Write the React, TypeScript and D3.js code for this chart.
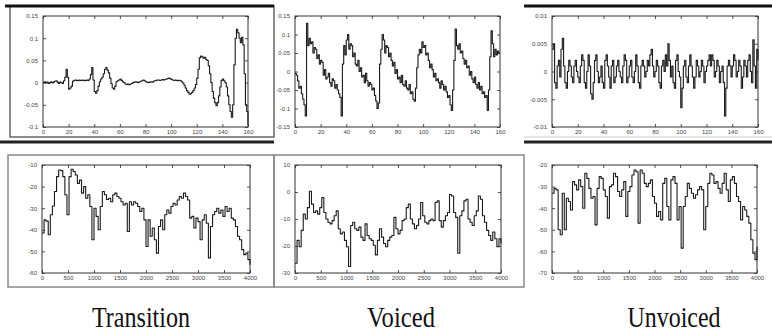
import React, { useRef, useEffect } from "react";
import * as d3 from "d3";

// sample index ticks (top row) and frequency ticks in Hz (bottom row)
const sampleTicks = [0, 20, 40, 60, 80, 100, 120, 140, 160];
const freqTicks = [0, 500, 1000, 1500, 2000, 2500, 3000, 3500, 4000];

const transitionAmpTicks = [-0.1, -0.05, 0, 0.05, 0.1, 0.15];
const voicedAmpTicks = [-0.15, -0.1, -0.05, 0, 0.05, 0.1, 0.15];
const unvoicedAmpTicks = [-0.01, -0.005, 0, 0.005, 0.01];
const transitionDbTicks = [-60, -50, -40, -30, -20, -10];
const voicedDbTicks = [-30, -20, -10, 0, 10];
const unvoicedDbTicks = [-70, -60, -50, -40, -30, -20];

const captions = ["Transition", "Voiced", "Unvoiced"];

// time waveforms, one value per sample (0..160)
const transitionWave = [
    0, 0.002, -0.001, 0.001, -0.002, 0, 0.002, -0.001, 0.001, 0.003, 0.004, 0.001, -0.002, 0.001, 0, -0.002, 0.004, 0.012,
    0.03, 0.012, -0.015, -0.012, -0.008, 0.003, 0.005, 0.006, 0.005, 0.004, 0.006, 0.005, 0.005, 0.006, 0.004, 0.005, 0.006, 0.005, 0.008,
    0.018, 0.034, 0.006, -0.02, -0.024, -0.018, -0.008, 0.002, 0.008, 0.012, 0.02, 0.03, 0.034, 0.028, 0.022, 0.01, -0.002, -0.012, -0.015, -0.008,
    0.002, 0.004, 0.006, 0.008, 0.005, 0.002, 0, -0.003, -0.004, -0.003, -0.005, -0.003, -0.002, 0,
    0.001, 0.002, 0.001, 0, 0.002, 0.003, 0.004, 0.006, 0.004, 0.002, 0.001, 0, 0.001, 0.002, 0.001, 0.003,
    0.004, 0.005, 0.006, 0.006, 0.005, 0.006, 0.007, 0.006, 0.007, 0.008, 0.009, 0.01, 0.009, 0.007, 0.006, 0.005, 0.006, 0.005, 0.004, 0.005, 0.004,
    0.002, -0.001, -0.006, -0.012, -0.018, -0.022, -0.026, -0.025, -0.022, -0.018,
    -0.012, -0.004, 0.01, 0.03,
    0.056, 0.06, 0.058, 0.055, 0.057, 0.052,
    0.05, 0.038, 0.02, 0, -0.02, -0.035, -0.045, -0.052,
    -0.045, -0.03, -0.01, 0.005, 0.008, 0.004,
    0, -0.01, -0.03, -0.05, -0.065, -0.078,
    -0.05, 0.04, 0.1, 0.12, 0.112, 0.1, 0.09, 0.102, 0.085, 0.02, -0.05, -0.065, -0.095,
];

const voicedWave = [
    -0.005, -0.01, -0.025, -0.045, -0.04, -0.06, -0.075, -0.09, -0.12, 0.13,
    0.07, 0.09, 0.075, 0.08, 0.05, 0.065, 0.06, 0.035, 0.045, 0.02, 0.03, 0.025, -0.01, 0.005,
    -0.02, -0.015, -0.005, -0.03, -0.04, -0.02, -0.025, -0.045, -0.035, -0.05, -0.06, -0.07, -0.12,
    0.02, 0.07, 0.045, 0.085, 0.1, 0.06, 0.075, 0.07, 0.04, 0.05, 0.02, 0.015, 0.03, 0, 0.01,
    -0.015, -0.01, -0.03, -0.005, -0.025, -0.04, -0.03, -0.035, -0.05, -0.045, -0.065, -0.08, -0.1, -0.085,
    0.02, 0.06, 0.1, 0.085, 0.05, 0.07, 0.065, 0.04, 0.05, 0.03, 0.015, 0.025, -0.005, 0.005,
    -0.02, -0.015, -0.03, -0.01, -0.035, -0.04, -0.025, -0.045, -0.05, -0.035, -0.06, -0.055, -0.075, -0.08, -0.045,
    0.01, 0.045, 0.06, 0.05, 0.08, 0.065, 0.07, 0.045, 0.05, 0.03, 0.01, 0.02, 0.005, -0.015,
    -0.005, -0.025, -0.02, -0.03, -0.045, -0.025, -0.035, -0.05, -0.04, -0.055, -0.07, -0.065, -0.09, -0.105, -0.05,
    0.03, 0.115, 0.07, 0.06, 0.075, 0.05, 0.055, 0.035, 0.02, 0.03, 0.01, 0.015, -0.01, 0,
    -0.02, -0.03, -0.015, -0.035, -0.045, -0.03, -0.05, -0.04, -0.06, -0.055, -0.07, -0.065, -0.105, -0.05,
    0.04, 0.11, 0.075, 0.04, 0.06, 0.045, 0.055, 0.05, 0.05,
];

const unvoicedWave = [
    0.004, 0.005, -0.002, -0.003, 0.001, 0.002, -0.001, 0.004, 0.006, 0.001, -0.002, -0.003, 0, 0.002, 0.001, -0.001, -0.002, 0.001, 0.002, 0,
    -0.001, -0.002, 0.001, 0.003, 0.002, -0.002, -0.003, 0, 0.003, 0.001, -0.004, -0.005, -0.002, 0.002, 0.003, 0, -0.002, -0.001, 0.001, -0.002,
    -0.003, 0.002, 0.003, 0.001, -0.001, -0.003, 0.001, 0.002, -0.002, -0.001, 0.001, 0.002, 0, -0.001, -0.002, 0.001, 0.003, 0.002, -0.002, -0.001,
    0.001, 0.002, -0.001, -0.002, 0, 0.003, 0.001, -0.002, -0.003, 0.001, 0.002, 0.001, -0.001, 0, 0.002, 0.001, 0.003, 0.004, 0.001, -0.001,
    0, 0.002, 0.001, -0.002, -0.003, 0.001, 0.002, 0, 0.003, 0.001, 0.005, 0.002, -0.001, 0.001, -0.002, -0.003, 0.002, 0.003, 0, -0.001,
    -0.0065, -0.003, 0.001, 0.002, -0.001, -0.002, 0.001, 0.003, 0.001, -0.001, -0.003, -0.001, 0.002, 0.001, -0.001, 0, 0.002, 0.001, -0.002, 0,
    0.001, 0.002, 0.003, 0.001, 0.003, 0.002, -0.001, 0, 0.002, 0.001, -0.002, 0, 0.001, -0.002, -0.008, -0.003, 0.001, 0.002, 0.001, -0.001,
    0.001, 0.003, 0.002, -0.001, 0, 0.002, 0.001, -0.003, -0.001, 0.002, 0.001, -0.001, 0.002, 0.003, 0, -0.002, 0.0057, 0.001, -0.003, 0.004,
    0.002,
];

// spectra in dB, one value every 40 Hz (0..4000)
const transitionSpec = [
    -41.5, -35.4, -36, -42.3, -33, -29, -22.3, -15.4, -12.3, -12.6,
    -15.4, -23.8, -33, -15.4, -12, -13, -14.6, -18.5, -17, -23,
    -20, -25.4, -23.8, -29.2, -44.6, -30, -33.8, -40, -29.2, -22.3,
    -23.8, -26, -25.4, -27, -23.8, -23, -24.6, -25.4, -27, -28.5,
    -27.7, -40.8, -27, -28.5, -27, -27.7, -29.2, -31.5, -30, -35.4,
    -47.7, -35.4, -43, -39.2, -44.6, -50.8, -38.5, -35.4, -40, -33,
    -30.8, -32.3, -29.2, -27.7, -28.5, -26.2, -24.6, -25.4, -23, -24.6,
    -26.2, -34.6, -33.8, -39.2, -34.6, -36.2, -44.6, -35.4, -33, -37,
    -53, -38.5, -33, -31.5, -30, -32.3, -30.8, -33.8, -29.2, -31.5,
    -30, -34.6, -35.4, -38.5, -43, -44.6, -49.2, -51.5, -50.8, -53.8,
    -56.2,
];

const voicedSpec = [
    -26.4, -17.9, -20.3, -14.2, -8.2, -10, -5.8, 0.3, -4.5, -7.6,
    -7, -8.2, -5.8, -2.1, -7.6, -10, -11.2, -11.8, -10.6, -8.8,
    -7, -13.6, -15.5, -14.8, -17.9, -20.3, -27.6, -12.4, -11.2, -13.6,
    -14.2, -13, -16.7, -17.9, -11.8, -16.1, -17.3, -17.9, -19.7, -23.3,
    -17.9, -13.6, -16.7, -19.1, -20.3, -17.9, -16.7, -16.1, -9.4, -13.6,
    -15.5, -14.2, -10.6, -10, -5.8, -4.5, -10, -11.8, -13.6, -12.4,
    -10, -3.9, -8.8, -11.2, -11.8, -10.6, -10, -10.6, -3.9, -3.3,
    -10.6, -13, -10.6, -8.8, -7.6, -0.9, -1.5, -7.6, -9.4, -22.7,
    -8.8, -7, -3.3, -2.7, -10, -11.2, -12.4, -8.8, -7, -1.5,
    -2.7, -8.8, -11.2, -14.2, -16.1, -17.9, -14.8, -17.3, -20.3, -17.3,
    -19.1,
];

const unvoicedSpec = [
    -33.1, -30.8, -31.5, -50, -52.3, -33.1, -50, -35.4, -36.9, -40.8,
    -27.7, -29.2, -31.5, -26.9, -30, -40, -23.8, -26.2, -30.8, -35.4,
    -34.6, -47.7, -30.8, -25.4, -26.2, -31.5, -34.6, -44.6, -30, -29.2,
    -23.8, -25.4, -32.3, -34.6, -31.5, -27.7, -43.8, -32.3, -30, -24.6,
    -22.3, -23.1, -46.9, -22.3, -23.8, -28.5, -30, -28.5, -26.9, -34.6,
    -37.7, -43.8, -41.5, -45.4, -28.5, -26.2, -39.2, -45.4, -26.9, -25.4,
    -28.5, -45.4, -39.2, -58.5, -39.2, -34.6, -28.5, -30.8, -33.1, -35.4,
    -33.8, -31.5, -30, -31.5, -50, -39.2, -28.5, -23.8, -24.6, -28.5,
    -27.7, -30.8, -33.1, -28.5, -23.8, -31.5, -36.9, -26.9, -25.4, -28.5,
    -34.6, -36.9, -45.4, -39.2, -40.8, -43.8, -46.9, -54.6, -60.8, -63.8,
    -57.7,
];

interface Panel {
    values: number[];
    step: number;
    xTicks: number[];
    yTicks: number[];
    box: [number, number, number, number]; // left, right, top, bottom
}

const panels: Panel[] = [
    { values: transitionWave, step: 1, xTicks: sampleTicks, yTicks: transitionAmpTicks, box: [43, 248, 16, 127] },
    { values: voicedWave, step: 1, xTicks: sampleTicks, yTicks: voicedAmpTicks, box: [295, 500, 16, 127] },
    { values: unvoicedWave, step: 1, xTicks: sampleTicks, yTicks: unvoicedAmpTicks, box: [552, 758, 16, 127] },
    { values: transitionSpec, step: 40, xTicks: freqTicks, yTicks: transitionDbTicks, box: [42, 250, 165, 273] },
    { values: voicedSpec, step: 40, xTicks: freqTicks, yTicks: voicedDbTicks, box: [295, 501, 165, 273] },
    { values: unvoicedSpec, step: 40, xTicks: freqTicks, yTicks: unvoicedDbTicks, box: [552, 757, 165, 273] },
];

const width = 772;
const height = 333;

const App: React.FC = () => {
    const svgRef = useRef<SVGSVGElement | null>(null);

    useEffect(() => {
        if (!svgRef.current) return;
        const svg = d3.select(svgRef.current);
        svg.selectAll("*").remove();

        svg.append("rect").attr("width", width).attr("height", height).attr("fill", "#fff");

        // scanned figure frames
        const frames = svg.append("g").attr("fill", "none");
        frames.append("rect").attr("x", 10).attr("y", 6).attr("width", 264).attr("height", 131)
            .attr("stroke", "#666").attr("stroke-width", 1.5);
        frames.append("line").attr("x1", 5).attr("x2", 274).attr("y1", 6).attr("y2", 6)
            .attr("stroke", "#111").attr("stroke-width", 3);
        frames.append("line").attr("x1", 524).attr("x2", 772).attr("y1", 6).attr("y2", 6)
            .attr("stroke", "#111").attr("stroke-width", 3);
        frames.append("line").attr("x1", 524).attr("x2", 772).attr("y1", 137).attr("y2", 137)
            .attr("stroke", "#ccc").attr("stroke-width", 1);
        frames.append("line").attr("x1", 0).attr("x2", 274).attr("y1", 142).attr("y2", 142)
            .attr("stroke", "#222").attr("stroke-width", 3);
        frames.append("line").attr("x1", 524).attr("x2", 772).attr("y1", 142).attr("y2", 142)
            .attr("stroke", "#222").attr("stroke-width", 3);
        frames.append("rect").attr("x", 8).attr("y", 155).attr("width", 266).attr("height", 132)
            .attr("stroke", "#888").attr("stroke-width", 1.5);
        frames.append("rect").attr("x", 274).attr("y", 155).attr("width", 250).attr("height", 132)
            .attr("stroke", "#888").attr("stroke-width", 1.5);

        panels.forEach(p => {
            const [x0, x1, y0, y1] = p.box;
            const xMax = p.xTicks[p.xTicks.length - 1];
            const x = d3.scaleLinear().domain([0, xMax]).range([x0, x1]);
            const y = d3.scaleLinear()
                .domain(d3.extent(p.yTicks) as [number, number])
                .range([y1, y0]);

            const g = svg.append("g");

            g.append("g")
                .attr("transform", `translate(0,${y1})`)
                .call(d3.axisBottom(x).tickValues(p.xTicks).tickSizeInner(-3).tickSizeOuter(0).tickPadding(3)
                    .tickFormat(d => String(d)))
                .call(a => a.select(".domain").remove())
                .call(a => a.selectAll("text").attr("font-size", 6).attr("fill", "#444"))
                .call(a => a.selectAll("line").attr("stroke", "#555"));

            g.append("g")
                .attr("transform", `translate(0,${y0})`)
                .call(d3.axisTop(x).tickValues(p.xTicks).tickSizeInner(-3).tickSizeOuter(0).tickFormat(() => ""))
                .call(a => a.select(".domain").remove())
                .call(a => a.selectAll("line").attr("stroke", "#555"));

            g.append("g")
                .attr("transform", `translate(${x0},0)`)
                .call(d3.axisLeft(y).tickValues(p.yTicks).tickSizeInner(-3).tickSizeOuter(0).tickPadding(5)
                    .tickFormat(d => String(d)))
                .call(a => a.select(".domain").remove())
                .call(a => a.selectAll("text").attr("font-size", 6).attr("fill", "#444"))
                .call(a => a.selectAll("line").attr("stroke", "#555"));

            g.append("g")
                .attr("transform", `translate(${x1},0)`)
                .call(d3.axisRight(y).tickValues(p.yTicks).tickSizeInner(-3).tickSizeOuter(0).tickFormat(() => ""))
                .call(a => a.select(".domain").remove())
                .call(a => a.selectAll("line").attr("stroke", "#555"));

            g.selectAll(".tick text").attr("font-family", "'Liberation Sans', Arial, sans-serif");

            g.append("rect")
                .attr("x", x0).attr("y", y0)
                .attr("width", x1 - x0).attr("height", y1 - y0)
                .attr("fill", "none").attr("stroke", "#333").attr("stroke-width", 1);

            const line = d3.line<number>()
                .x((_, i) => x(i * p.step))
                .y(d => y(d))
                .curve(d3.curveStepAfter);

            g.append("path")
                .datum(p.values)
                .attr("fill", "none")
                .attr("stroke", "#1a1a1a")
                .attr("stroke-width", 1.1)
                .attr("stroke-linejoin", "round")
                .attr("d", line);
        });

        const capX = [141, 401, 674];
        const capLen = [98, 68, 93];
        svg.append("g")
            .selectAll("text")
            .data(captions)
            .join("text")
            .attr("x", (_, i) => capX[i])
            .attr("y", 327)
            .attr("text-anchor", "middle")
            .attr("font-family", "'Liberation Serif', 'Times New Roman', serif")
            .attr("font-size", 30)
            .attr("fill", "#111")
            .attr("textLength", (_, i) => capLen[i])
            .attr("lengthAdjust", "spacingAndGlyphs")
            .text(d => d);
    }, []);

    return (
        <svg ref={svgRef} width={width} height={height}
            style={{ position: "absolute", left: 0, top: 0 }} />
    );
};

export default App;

────────────────────

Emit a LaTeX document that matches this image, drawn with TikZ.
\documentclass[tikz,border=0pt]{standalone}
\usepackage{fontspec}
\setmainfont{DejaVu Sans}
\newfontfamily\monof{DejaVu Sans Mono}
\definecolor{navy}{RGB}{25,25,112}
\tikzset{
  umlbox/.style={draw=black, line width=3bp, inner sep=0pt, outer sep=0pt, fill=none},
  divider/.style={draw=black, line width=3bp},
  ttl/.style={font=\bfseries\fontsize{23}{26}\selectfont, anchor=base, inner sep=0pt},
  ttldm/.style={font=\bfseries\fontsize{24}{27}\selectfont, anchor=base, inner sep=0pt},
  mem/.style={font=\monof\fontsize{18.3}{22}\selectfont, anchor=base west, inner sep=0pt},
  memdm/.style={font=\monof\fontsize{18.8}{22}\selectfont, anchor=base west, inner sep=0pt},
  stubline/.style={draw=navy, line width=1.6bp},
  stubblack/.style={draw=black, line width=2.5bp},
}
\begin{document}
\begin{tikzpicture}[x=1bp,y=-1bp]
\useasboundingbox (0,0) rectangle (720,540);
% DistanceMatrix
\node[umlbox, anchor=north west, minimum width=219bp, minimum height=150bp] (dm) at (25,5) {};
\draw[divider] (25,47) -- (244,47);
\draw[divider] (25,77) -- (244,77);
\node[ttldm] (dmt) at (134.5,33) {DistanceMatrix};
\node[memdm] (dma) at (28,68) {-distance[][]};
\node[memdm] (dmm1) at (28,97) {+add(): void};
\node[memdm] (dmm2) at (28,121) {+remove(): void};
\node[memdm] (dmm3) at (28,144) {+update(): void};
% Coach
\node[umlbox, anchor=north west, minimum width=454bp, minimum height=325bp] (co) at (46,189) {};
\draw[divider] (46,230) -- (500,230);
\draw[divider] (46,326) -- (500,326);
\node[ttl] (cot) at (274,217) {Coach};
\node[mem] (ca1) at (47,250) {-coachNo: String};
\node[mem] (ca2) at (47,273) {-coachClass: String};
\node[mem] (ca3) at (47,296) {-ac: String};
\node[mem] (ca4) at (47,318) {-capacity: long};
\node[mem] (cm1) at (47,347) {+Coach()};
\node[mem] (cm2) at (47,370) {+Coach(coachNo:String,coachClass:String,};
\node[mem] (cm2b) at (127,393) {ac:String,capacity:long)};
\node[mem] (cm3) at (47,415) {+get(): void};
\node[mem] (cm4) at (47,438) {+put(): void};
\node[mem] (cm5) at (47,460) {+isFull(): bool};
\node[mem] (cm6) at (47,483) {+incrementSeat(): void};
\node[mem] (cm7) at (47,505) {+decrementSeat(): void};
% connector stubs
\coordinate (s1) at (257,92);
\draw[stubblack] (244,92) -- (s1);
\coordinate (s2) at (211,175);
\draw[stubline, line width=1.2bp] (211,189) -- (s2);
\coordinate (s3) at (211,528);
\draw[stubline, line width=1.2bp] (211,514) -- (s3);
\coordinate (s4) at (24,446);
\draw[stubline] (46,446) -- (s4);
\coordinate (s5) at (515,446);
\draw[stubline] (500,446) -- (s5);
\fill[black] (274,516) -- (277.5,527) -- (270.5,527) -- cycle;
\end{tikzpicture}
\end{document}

────────────────────

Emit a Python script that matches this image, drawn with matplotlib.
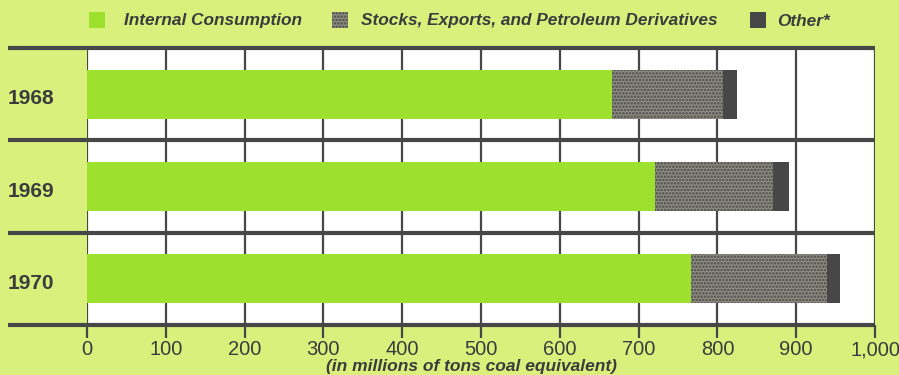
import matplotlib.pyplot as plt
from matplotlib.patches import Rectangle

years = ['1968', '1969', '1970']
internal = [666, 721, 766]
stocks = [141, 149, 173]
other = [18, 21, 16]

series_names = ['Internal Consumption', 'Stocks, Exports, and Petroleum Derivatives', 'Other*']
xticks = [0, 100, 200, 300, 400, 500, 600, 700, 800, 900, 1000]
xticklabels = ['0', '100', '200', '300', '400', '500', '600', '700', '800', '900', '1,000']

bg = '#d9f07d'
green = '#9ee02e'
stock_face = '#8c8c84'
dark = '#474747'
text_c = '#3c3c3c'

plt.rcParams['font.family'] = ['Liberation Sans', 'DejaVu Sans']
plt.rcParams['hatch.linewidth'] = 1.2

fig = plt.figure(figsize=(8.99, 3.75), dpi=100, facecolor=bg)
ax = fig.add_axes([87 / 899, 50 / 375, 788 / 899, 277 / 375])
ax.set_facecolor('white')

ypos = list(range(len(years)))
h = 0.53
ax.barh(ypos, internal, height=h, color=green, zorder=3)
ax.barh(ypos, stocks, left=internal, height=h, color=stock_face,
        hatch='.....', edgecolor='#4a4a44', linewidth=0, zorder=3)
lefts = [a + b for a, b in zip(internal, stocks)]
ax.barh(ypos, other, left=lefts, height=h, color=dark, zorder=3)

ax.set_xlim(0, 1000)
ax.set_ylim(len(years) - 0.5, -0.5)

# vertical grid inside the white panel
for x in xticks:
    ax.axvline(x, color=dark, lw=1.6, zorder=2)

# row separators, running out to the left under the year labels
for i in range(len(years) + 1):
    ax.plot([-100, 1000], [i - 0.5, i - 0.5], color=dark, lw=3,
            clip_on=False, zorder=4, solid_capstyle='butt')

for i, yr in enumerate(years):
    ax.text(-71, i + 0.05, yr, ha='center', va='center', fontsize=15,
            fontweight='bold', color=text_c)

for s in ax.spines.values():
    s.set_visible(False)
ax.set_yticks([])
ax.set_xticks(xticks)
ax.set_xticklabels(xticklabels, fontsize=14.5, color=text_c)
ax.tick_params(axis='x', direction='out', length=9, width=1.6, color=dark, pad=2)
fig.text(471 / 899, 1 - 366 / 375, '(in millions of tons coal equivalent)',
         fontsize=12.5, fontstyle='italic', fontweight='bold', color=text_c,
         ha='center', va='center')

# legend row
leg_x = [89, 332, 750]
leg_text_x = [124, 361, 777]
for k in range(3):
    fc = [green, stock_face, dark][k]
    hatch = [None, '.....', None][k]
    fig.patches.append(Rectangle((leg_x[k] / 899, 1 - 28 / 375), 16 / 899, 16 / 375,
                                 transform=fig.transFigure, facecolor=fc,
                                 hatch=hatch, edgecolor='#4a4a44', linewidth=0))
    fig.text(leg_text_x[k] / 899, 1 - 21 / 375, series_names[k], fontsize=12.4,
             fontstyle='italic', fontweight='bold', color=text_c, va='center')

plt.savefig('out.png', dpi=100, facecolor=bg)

────────────────────

__WHAT YOU ARE ASKED TO DO__: Write out again exactly the lines above from the one with "Write the React, TypeScript" through the one with "3000, 3500, 4000];", adding no other lines and no pictures.

__PROBLEM SOLUTION__:
Write the React, TypeScript and D3.js code for this chart.
import React, { useRef, useEffect } from "react";
import * as d3 from "d3";

// sample index ticks (top row) and frequency ticks in Hz (bottom row)
const sampleTicks = [0, 20, 40, 60, 80, 100, 120, 140, 160];
const freqTicks = [0, 500, 1000, 1500, 2000, 2500, 3000, 3500, 4000];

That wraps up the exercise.